## Required work
Return the material word for word. Do not include pictures.
Material provided start
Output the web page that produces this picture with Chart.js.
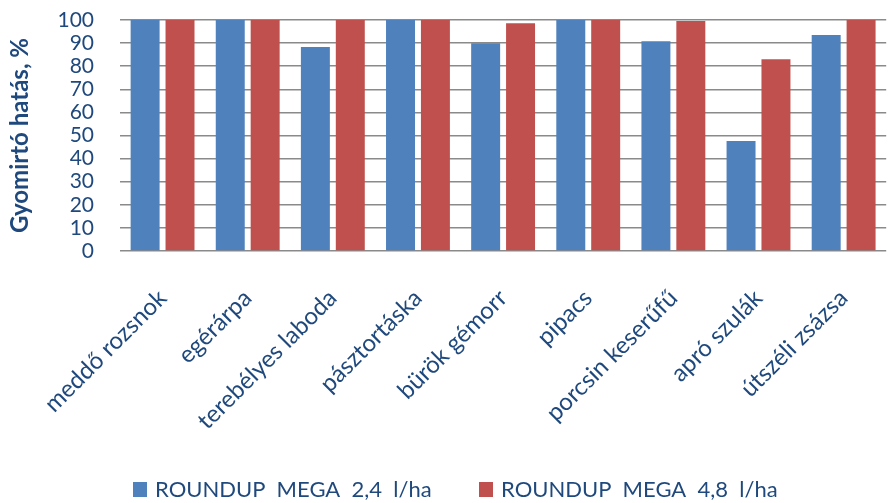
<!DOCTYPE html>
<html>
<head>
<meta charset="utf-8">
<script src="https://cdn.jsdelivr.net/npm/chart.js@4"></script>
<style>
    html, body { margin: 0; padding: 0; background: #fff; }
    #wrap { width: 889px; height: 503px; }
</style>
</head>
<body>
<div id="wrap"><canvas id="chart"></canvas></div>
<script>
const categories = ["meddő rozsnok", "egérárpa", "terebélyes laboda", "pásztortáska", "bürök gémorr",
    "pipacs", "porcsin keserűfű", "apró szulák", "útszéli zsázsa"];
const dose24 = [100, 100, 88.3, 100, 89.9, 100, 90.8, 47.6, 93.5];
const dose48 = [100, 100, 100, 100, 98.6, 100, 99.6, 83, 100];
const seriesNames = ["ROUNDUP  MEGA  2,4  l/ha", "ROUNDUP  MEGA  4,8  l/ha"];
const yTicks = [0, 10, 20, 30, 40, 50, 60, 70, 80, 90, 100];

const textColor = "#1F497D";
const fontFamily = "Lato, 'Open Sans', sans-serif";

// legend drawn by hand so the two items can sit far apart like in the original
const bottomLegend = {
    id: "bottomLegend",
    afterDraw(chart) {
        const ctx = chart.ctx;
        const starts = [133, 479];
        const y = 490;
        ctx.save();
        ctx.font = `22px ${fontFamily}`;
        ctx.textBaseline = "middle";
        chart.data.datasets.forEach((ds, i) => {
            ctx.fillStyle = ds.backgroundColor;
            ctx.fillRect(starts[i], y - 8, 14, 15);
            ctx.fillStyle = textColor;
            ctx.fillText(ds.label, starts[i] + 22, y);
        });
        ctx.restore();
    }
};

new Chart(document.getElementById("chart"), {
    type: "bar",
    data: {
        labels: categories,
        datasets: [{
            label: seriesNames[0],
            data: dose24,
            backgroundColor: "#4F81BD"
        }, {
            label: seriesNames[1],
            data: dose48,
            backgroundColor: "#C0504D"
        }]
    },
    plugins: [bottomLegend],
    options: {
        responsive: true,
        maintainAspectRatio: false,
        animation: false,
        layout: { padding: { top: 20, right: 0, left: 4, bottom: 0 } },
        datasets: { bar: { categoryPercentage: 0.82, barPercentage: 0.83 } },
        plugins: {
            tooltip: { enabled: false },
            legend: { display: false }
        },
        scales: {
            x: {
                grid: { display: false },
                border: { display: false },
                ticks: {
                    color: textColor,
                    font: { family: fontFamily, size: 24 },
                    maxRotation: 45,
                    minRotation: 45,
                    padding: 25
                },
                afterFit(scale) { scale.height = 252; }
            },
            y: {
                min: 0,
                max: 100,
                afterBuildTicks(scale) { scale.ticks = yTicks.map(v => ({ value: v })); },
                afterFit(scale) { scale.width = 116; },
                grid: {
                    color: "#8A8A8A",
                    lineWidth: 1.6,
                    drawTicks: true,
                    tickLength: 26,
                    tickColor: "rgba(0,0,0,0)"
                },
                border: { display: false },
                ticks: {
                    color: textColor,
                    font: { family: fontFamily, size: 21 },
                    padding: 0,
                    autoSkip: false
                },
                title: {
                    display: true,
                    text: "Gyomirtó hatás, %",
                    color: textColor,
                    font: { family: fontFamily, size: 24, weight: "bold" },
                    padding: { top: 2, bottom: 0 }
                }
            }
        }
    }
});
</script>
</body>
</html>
Material provided end
## Solution to this exercise
Output the web page that produces this picture with Chart.js.
<!DOCTYPE html>
<html>
<head>
<meta charset="utf-8">
<script src="https://cdn.jsdelivr.net/npm/chart.js@4"></script>
<style>
    html, body { margin: 0; padding: 0; background: #fff; }
    #wrap { width: 889px; height: 503px; }
</style>
</head>
<body>
<div id="wrap"><canvas id="chart"></canvas></div>
<script>
const categories = ["meddő rozsnok", "egérárpa", "terebélyes laboda", "pásztortáska", "bürök gémorr",
    "pipacs", "porcsin keserűfű", "apró szulák", "útszéli zsázsa"];
const dose24 = [100, 100, 88.3, 100, 89.9, 100, 90.8, 47.6, 93.5];
const dose48 = [100, 100, 100, 100, 98.6, 100, 99.6, 83, 100];
const seriesNames = ["ROUNDUP  MEGA  2,4  l/ha", "ROUNDUP  MEGA  4,8  l/ha"];
const yTicks = [0, 10, 20, 30, 40, 50, 60, 70, 80, 90, 100];

const textColor = "#1F497D";
const fontFamily = "Lato, 'Open Sans', sans-serif";

// legend drawn by hand so the two items can sit far apart like in the original
const bottomLegend = {
    id: "bottomLegend",
    afterDraw(chart) {
        const ctx = chart.ctx;
        const starts = [133, 479];
        const y = 490;
        ctx.save();
        ctx.font = `22px ${fontFamily}`;
        ctx.textBaseline = "middle";
        chart.data.datasets.forEach((ds, i) => {
            ctx.fillStyle = ds.backgroundColor;
            ctx.fillRect(starts[i], y - 8, 14, 15);
            ctx.fillStyle = textColor;
            ctx.fillText(ds.label, starts[i] + 22, y);
        });
        ctx.restore();
    }
};

new Chart(document.getElementById("chart"), {
    type: "bar",
    data: {
        labels: categories,
        datasets: [{
            label: seriesNames[0],
            data: dose24,
            backgroundColor: "#4F81BD"
        }, {
            label: seriesNames[1],
            data: dose48,
            backgroundColor: "#C0504D"
        }]
    },
    plugins: [bottomLegend],
    options: {
        responsive: true,
        maintainAspectRatio: false,
        animation: false,
        layout: { padding: { top: 20, right: 0, left: 4, bottom: 0 } },
        datasets: { bar: { categoryPercentage: 0.82, barPercentage: 0.83 } },
        plugins: {
            tooltip: { enabled: false },
            legend: { display: false }
        },
        scales: {
            x: {
                grid: { display: false },
                border: { display: false },
                ticks: {
                    color: textColor,
                    font: { family: fontFamily, size: 24 },
                    maxRotation: 45,
                    minRotation: 45,
                    padding: 25
                },
                afterFit(scale) { scale.height = 252; }
            },
            y: {
                min: 0,
                max: 100,
                afterBuildTicks(scale) { scale.ticks = yTicks.map(v => ({ value: v })); },
                afterFit(scale) { scale.width = 116; },
                grid: {
                    color: "#8A8A8A",
                    lineWidth: 1.6,
                    drawTicks: true,
                    tickLength: 26,
                    tickColor: "rgba(0,0,0,0)"
                },
                border: { display: false },
                ticks: {
                    color: textColor,
                    font: { family: fontFamily, size: 21 },
                    padding: 0,
                    autoSkip: false
                },
                title: {
                    display: true,
                    text: "Gyomirtó hatás, %",
                    color: textColor,
                    font: { family: fontFamily, size: 24, weight: "bold" },
                    padding: { top: 2, bottom: 0 }
                }
            }
        }
    }
});
</script>
</body>
</html>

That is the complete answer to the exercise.